“Indipendentemente dall’impugnazione del primo avviso di intimazione, il contribuente ben può far valere in sede di impugnazione del secondo avviso di intimazione la prescrizione eventualmente maturata – peraltro, nell’ordinario termine di prescrizione dei singoli tributi (cfr. Cass. S.U. n. 23397 del 17/11/2016) – dalla data di notificazione delle singole cartelle di pagamento a quella della notifica del primo avviso di intimazione”.
Questo il principio di diritto enunciato con ordinanza n. 16743 (Pres. Virgilio, Rel. Nonno) del 17 giugno 2024 dalla Sezione Tributaria della Corte di Cassazione.
Nei fatti un contribuente ricorreva per cassazione avverso la sentenza della CTR che, confermando la decisione di prime cure, ne aveva respinto l’appello avverso un avviso di intimazione (il secondo) relativo a sedici cartelle di pagamento emesse per il mancato pagamento di tributi vari.

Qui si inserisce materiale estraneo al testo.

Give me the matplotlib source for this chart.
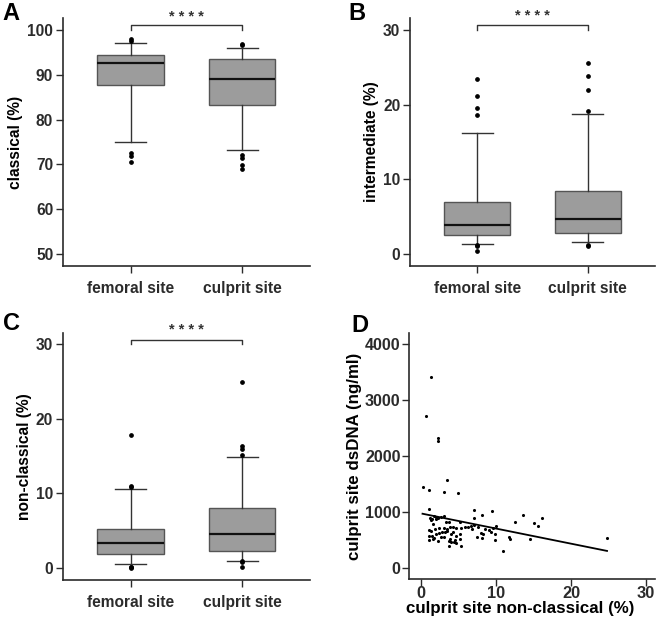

In particolare il ricorrente lamentava come la CTR avesse erroneamente ritenuto che la prima intimazione di pagamento non fosse stata impugnata.

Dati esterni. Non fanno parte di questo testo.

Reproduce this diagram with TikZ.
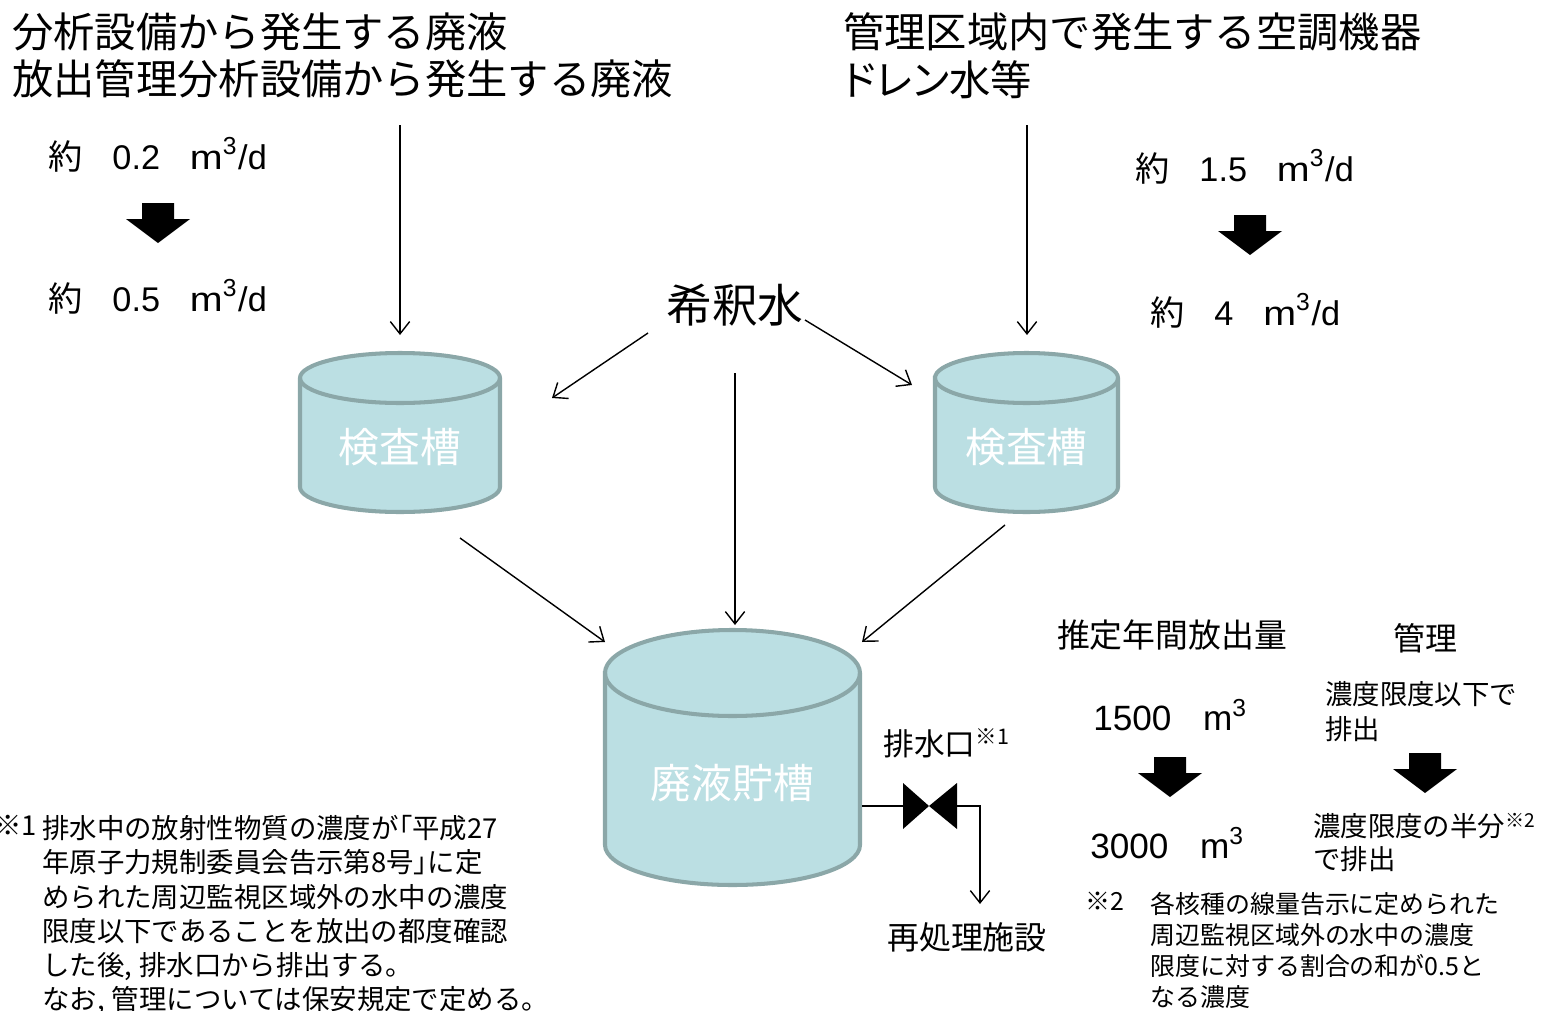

L’avviso di intimazione, come anche ricordato dalla Corte, integra un sollecito di pagamento e, in quanto tale, è idoneo ad interrompere il decorso della prescrizione, tuttavia non è un atto previsto tra quelli di cui all’art. 19 del d.lgs. 31 dicembre 1992, n. 546, con conseguente facoltà e non obbligo di impugnazione (Cass. n. 2616 del 11/02/2015; Cass. n. 26129 del 02/11/2017; Cass. n. 1230 del 21/01/2020).

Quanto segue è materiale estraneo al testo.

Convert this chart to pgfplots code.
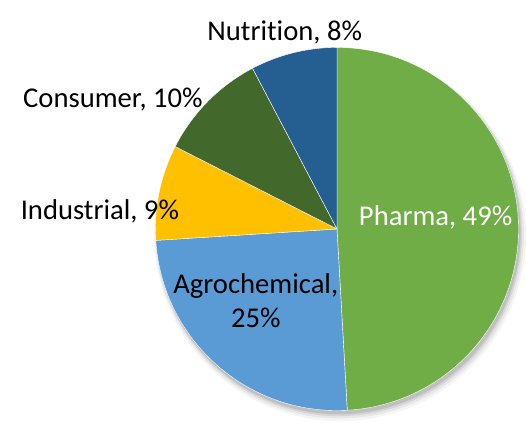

I Giudici, accolto il ricorso, hanno quindi chiarito che il contribuente “non aveva l’onere d’impugnare il primo avviso di intimazione per fare valere l’eventuale prescrizione dei crediti tributari maturati tra la data di notificazione delle cartelle di pagamento e quella di notificazione del primo avviso di intimazione, come ritenuto erroneamente dalla CTR; l’eccezione di prescrizione, pertanto, è stata correttamente proposta in sede di impugnazione del successivo avviso di intimazione e il giudice di appello avrebbe dovuto verificare se detta prescrizione si era effettivamente maturata”.